Als ik jouw prinsesje ben, ben jij dan de koningin ?’. De onschuldige vraag van het meisje Sterre krijgt een vastberaden ‘Ja’ als antwoord. Het begin van een poëtisch. Een dag per jaar is mama de koningin van de zon. Maar dat is een groot geheim. Wat een toeval dat het net morgen mama’s koninginnedag is. Vroeg in de morgen fietsen ze samen naar een heuveltop. Het is nog donker. Fluisterend bezweert mama de slapende zon: ‘Kom maar , kom maar omhoog mijn zon…’
Sterre kijkt verbaast toe en fluistert mee, maar er gebeurt niets. Dan danst Sterre en mama danst mee, maar de nacht geeft zich niet gewonnen. Daarna speelt Sterre een melodietje op haar fluit. Een vogel tsjilpt. ‘Niet ophouden, Sterre’, fluistert mama. Langzaam kleurt een splintertje licht de wolken rood. Het licht wordt sterker en verdrijft het zwart van de nacht. Even later piept de zon vanachter de horizon.

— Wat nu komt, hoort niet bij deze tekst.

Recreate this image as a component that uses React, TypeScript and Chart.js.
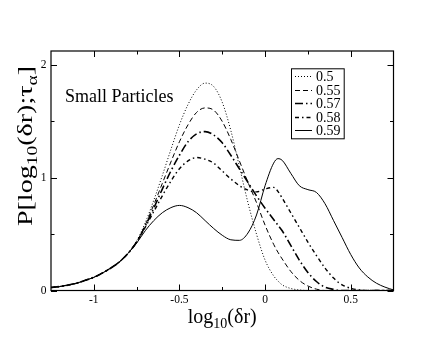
import React, { useEffect, useRef } from "react";
import { Chart, registerables } from "chart.js";

Chart.register(...registerables);

// log10(δr) grid
const xValues = [
  -1.25, -1.2, -1.15, -1.1, -1.05, -1, -0.95, -0.9, -0.85, -0.8,
  -0.75, -0.7, -0.65, -0.6, -0.55, -0.5, -0.45, -0.4, -0.35, -0.3,
  -0.25, -0.2, -0.15, -0.1, -0.05, 0, 0.05, 0.075, 0.1, 0.15,
  0.2, 0.25, 0.3, 0.35, 0.4, 0.45, 0.5, 0.55, 0.6, 0.65,
  0.7, 0.75,
];

const series050 = [
  0.027, 0.035, 0.048, 0.065, 0.09, 0.117, 0.155, 0.2, 0.255, 0.33,
  0.44, 0.6, 0.8, 1.02, 1.25, 1.47, 1.65, 1.78, 1.84, 1.81,
  1.67, 1.42, 1.1, 0.78, 0.5, 0.27, 0.13, 0.085, 0.05, 0.018,
  0.005, 0, 0, 0, 0, 0, 0, 0, 0, 0,
  0, 0,
];

const series055 = [
  0.027, 0.035, 0.048, 0.065, 0.09, 0.117, 0.155, 0.2, 0.255, 0.33,
  0.43, 0.58, 0.76, 0.95, 1.14, 1.32, 1.47, 1.58, 1.62, 1.6,
  1.5, 1.34, 1.15, 0.96, 0.78, 0.58, 0.41, 0.34, 0.28, 0.17,
  0.09, 0.04, 0.012, 0, 0, 0, 0, 0, 0, 0,
  0, 0,
];

const series057 = [
  0.027, 0.035, 0.048, 0.065, 0.09, 0.117, 0.155, 0.2, 0.255, 0.33,
  0.43, 0.57, 0.73, 0.9, 1.06, 1.2, 1.32, 1.39, 1.41, 1.38,
  1.31, 1.2, 1.08, 0.96, 0.84, 0.73, 0.63, 0.58, 0.53, 0.4,
  0.27, 0.16, 0.08, 0.03, 0.01, 0, 0, 0, 0, 0,
  0, 0,
];

const series058 = [
  0.027, 0.035, 0.048, 0.065, 0.09, 0.117, 0.155, 0.2, 0.255, 0.33,
  0.43, 0.56, 0.7, 0.84, 0.97, 1.08, 1.15, 1.18, 1.165, 1.13,
  1.06, 0.99, 0.93, 0.89, 0.875, 0.9, 0.915, 0.88, 0.82, 0.69,
  0.56, 0.43, 0.31, 0.2, 0.11, 0.05, 0.02, 0.005, 0, 0,
  0, 0,
];

const series059 = [
  0.027, 0.035, 0.048, 0.065, 0.09, 0.117, 0.155, 0.2, 0.255, 0.33,
  0.42, 0.53, 0.62, 0.69, 0.735, 0.755, 0.735, 0.69, 0.62, 0.55,
  0.49, 0.45, 0.445, 0.51, 0.67, 0.93, 1.13, 1.17, 1.155, 1.04,
  0.93, 0.895, 0.87, 0.77, 0.62, 0.47, 0.32, 0.2, 0.12, 0.065,
  0.03, 0.005,
];

const seriesLabels = ["0.5", "0.55", "0.57", "0.58", "0.59"];
const xMajorTicks = [-1, -0.5, 0, 0.5];
const xMinorTicks = [-0.75, -0.25, 0.25];
const yMajorTicks = [0, 1, 2];
const yMinorTicks = [0.5, 1.5];
const annotationText = "Small Particles";

const FONT = "'Liberation Serif', 'Times New Roman', serif";

const lineStyles = [
  { dash: [1, 2], width: 1 },
  { dash: [5, 3], width: 1 },
  { dash: [8, 3, 1.5, 3], width: 1.6 },
  { dash: [4, 3, 1.5, 3], width: 1.4 },
  { dash: [] as number[], width: 1 },
];

function drawPieces(
  ctx: CanvasRenderingContext2D,
  pieces: { t: string; size: number; dy: number }[],
  startX: number,
  baseY: number
) {
  let x = startX;
  for (const p of pieces) {
    ctx.font = `${p.size}px ${FONT}`;
    ctx.fillText(p.t, x, baseY + p.dy);
    x += ctx.measureText(p.t).width;
  }
}

function piecesWidth(ctx: CanvasRenderingContext2D, pieces: { t: string; size: number; dy: number }[]) {
  let w = 0;
  for (const p of pieces) {
    ctx.font = `${p.size}px ${FONT}`;
    w += ctx.measureText(p.t).width;
  }
  return w;
}

const decorPlugin = {
  id: "decor",
  afterDatasetsDraw(chart: any) {
    const { ctx, chartArea: ca, scales } = chart;
    const xs = scales.x;
    const ys = scales.y;
    ctx.save();
    ctx.setLineDash([]);
    ctx.strokeStyle = "#000";
    ctx.fillStyle = "#000";

    // frame
    ctx.lineWidth = 1.2;
    ctx.strokeRect(ca.left, ca.top, ca.right - ca.left, ca.bottom - ca.top);

    // inward ticks on all sides
    ctx.lineWidth = 1;
    const major = 6;
    const minor = 3.5;
    ctx.beginPath();
    const xt = (v: number, len: number) => {
      const p = Math.round(xs.getPixelForValue(v)) + 0.5;
      ctx.moveTo(p, ca.bottom);
      ctx.lineTo(p, ca.bottom - len);
      ctx.moveTo(p, ca.top);
      ctx.lineTo(p, ca.top + len);
    };
    const yt = (v: number, len: number) => {
      const p = Math.round(ys.getPixelForValue(v)) + 0.5;
      ctx.moveTo(ca.left, p);
      ctx.lineTo(ca.left + len, p);
      ctx.moveTo(ca.right, p);
      ctx.lineTo(ca.right - len, p);
    };
    xMajorTicks.forEach((v) => xt(v, major));
    xMinorTicks.forEach((v) => xt(v, minor));
    yMajorTicks.forEach((v) => yt(v, major));
    yMinorTicks.forEach((v) => yt(v, minor));
    ctx.stroke();

    // annotation
    ctx.textAlign = "left";
    ctx.textBaseline = "alphabetic";
    ctx.font = `18px ${FONT}`;
    ctx.fillText(annotationText, ca.left + 14, ca.top + 51);

    // legend box
    const bx = ca.left + 240;
    const by = ca.top + 17.3;
    const bw = 52.7;
    const bh = 70;
    ctx.fillStyle = "#fff";
    ctx.fillRect(bx, by, bw, bh);
    ctx.fillStyle = "#000";
    ctx.lineWidth = 1;
    ctx.strokeRect(bx + 0.5, by + 0.5, bw, bh);
    ctx.font = `14px ${FONT}`;
    ctx.textBaseline = "middle";
    chart.data.datasets.forEach((ds: any, i: number) => {
      const ry = Math.round(by + 8 + i * 13.5) + 0.5;
      ctx.setLineDash(ds.borderDash || []);
      ctx.lineWidth = ds.borderWidth;
      ctx.beginPath();
      ctx.moveTo(bx + 4, ry);
      ctx.lineTo(bx + 21, ry);
      ctx.stroke();
      ctx.setLineDash([]);
      ctx.fillText(ds.label, bx + 25, ry + 0.5);
    });

    // x axis title: log10(δr)
    ctx.textBaseline = "alphabetic";
    const xPieces = [
      { t: "log", size: 20, dy: 0 },
      { t: "10", size: 14, dy: 5 },
      { t: "(δr)", size: 20, dy: 0 },
    ];
    const xw = piecesWidth(ctx, xPieces);
    const cx = (ca.left + ca.right) / 2;
    drawPieces(ctx, xPieces, cx - xw / 2, 323);

    // y axis title: P[log10(δr);τα]
    const yPieces = [
      { t: "P[log", size: 20, dy: 0 },
      { t: "10", size: 14, dy: 5 },
      { t: "(δr);τ", size: 20, dy: 0 },
      { t: "α", size: 14, dy: 5 },
      { t: "]", size: 20, dy: 0 },
    ];
    const yw = piecesWidth(ctx, yPieces);
    const stretch = 1.4;
    ctx.save();
    ctx.translate(32, 146);
    ctx.rotate(-Math.PI / 2);
    ctx.scale(stretch, 1);
    drawPieces(ctx, yPieces, -yw / 2, 0);
    ctx.restore();

    ctx.restore();
  },
};

export default function App() {
  const canvasRef = useRef<HTMLCanvasElement | null>(null);

  useEffect(() => {
    if (!canvasRef.current) return;
    const allSeries = [series050, series055, series057, series058, series059];
    const datasets = allSeries.map((s, i) => ({
      label: seriesLabels[i],
      data: xValues.map((x, j) => ({ x, y: s[j] })),
      borderColor: "#000",
      backgroundColor: "#000",
      borderWidth: lineStyles[i].width,
      borderDash: lineStyles[i].dash,
      pointRadius: 0,
      fill: false,
      cubicInterpolationMode: "monotone" as const,
    }));

    const chart = new Chart(canvasRef.current, {
      type: "line",
      data: { datasets },
      plugins: [decorPlugin],
      options: {
        responsive: false,
        animation: false,
        layout: { padding: { left: 0, right: 49.5, top: 51, bottom: 0 } },
        plugins: { legend: { display: false }, tooltip: { enabled: false } },
        scales: {
          x: {
            type: "linear",
            min: -1.25,
            max: 0.75,
            grid: { display: false, drawTicks: false },
            border: { display: false },
            ticks: {
              color: "#000",
              font: { family: FONT, size: 11.5 },
              padding: 3,
              maxRotation: 0,
              autoSkip: false,
              callback: (v: any) => String(v),
            },
            afterBuildTicks: (scale: any) => {
              scale.ticks = xMajorTicks.map((v) => ({ value: v }));
            },
            afterFit: (scale: any) => {
              scale.height = 51.5;
            },
          },
          y: {
            type: "linear",
            min: 0,
            max: 2.125,
            grid: { display: false, drawTicks: false },
            border: { display: false },
            ticks: {
              color: "#000",
              font: { family: FONT, size: 11.5 },
              padding: 4.5,
              autoSkip: false,
              callback: (v: any) => String(v),
            },
            afterBuildTicks: (scale: any) => {
              scale.ticks = yMajorTicks.map((v) => ({ value: v }));
            },
            afterFit: (scale: any) => {
              scale.width = 51;
            },
          },
        },
      },
    });
    return () => chart.destroy();
  }, []);

  return (
    <div style={{ position: "fixed", left: 0, top: 0, width: 443, height: 342, background: "#fff" }}>
      <canvas ref={canvasRef} width={443} height={342} style={{ display: "block" }} />
    </div>
  );
}
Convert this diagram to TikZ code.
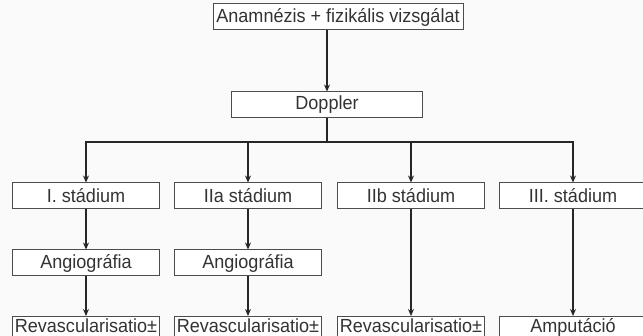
\documentclass[tikz,border=0pt]{standalone}
\usepackage{fontspec}
\setmainfont{Liberation Sans}[FakeStretch=0.95]
\usetikzlibrary{arrows.meta}
\begin{document}
\begin{tikzpicture}[x=1pt,y=-1pt,
  box/.style={draw=black!70, line width=1pt, fill=white, minimum height=26pt, inner sep=0pt, font=\fontsize{19}{19}\selectfont, text=black!80},
  lowbox/.style={box, anchor=north, text height=15pt, text depth=9pt},
  conn/.style={draw=black!85, line width=1.8pt},
  arr/.style={conn, -{Stealth[length=7pt,width=6pt]}}]
\fill[white!98!black] (0,0) rectangle (643,336);
\useasboundingbox (0,0) rectangle (643,336);
\clip (0,0) rectangle (643,336);
\node[box, minimum width=250pt] (top) at (338,17) {Anamnézis + fizikális vizsgálat};
\node[box, minimum width=191pt] (dop) at (327,105) {Doppler};
\node[box, minimum width=147pt] (s1) at (86,196) {I. stádium};
\node[box, minimum width=147pt] (s2) at (248,196) {IIa stádium};
\node[box, minimum width=147pt] (s3) at (411,196) {IIb stádium};
\node[box, minimum width=147pt] (s4) at (573,196) {III. stádium};
\node[box, minimum width=147pt] (a1) at (86,263) {Angiográfia};
\node[box, minimum width=147pt] (a2) at (248,263) {Angiográfia};
\node[lowbox, minimum width=147pt] (r1) at (86,316) {Revascularisatio±};
\node[lowbox, minimum width=147pt] (r2) at (248,316) {Revascularisatio±};
\node[lowbox, minimum width=147pt] (r3) at (411,316) {Revascularisatio±};
\node[lowbox, minimum width=147pt] (r4) at (573,316) {Amputáció};
\coordinate (j) at (327,142);
\draw[arr] (top.south -| dop.north) -- (dop.north);
\draw[conn] (dop.south) -- (j);
\draw[arr] (j) -| (s1.north);
\draw[arr] (j) -| (s2.north);
\draw[arr] (j) -| (s3.north);
\draw[arr] (j) -| (s4.north);
\draw[arr] (s1.south) -- (a1.north);
\draw[arr] (s2.south) -- (a2.north);
\draw[arr] (a1.south) -- (r1.north);
\draw[arr] (a2.south) -- (r2.north);
\draw[arr] (s3.south) -- (r3.north);
\draw[arr] (s4.south) -- (r4.north);
\end{tikzpicture}
\end{document}
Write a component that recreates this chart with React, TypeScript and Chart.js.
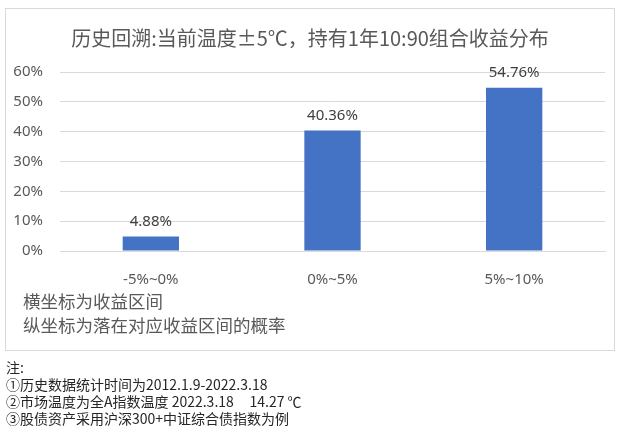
import React, { useEffect, useRef } from "react";
import { Chart, registerables } from "chart.js";

Chart.register(...registerables);

const categories = ["-5%~0%", "0%~5%", "5%~10%"];
const probabilities = [4.88, 40.36, 54.76];
const yTicks = [0, 10, 20, 30, 40, 50, 60];
const titleText = "历史回溯:当前温度±5℃，持有1年10:90组合收益分布";
const axisNotes = ["横坐标为收益区间", "纵坐标为落在对应收益区间的概率"];
const footNotes = [
  "注:",
  "①历史数据统计时间为2012.1.9-2022.3.18",
  "②市场温度为全A指数温度 2022.3.18     14.27 ℃",
  "③股债资产采用沪深300+中证综合债指数为例",
];

const FONT = '"Noto Sans", "Noto Sans CJK SC", sans-serif';
const CJK = '"Noto Sans CJK SC", "Noto Sans", sans-serif';

const decorPlugin = {
  id: "decor",
  beforeDraw(chart: any) {
    const ctx = chart.ctx;
    ctx.save();
    ctx.fillStyle = "#ffffff";
    ctx.fillRect(0, 0, chart.width, chart.height);
    ctx.strokeStyle = "#d9d9d9";
    ctx.lineWidth = 1;
    ctx.strokeRect(5.5, 8.5, 609, 342);
    ctx.fillStyle = "#595959";
    ctx.font = `20px ${CJK}`;
    ctx.textAlign = "center";
    ctx.textBaseline = "middle";
    ctx.fillText(titleText, 310, 38);
    ctx.font = `17.5px ${CJK}`;
    ctx.textAlign = "left";
    axisNotes.forEach((t, i) => ctx.fillText(t, 23, 301 + i * 24));
    ctx.fillStyle = "#262626";
    ctx.font = `14px ${CJK}`;
    footNotes.forEach((t, i) => ctx.fillText(t, 6, 368 + i * 17));
    ctx.restore();
  },
  afterDatasetsDraw(chart: any) {
    const ctx = chart.ctx;
    const meta = chart.getDatasetMeta(0);
    ctx.save();
    ctx.fillStyle = "#404040";
    ctx.font = `15px ${FONT}`;
    ctx.textAlign = "center";
    ctx.textBaseline = "middle";
    meta.data.forEach((el: any, i: number) => {
      ctx.fillText(probabilities[i].toFixed(2) + "%", el.x, el.y - 15);
    });
    ctx.restore();
  },
};

export default function App() {
  const ref = useRef<HTMLCanvasElement>(null);
  useEffect(() => {
    document.body.style.margin = "0";
    const chart = new Chart(ref.current!, {
      type: "bar",
      data: {
        labels: categories,
        datasets: [
          {
            data: probabilities,
            backgroundColor: "#4472C4",
            categoryPercentage: 1,
            barPercentage: 0.31,
          },
        ],
      },
      options: {
        responsive: false,
        animation: false,
        layout: { padding: { top: 72, right: 19, bottom: 143, left: 0 } },
        plugins: { legend: { display: false }, tooltip: { enabled: false }, title: { display: false } },
        scales: {
          x: {
            grid: { display: false },
            border: { color: "#d9d9d9" },
            ticks: { color: "#595959", font: { size: 15, family: FONT }, padding: 12 },
            afterFit: (s: any) => { s.height = 40; },
          },
          y: {
            min: 0,
            max: 60,
            afterBuildTicks: (s: any) => { s.ticks = yTicks.map((v) => ({ value: v })); },
            grid: { color: "#d9d9d9", drawTicks: false },
            border: { display: false },
            ticks: {
              color: "#595959",
              font: { size: 15, family: FONT },
              padding: 17,
              callback: (v: any) => v + "%",
            },
            afterFit: (s: any) => { s.width = 60; },
          },
        },
      },
      plugins: [decorPlugin],
    });
    return () => chart.destroy();
  }, []);
  return (
    <div style={{ position: "absolute", left: 0, top: 0, width: 624, height: 434 }}>
      <canvas ref={ref} width={624} height={434} style={{ width: 624, height: 434 }} />
    </div>
  );
}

Sterre en mama heten de zon welkom en fietsen naar huis. Voor Sterre wordt het een bijzondere dag, want alles gebeurt in het licht van de zon dat ze met mama tevoorschijn toverde. De kinderen en de mensen op straat weten niet hoe de dag begon. Alleen Sterre en mama weten dat. ’s Avonds als het licht zwakker wordt, fietsen ze terug naar hun plekje om de zon uit te wuiven. ‘Lieve zon, het is tijd om te gaan slapen’, fluisteren ze, terwijl ze toekijken hoe de zon kleiner en kleiner wordt tot er alleen nog dunne lijntjes rood over blijven en het weer nacht wordt. Elke dag is er iemand anders zonnekoning, zonnekoningin of zonneprinses. ‘Vandaag waren wij het’, fluistert Sterre.
De zonneprinses is een pretentieloos verhaal dat op een bijzondere manier de kracht van de verbeelding laat zien. Het wonder van de natuur, het magisch denken en de kinderlijke verwondering gaan hand in hand, zoals ook de poëtische tekst van Grossman en de ontwapenende naïeve tekeningen van Michal Rovner elkaar omarmen. Zonneprinses Sterre deed mij even denken aan De Kleine Prins van Antoine de Saint-Exupéry.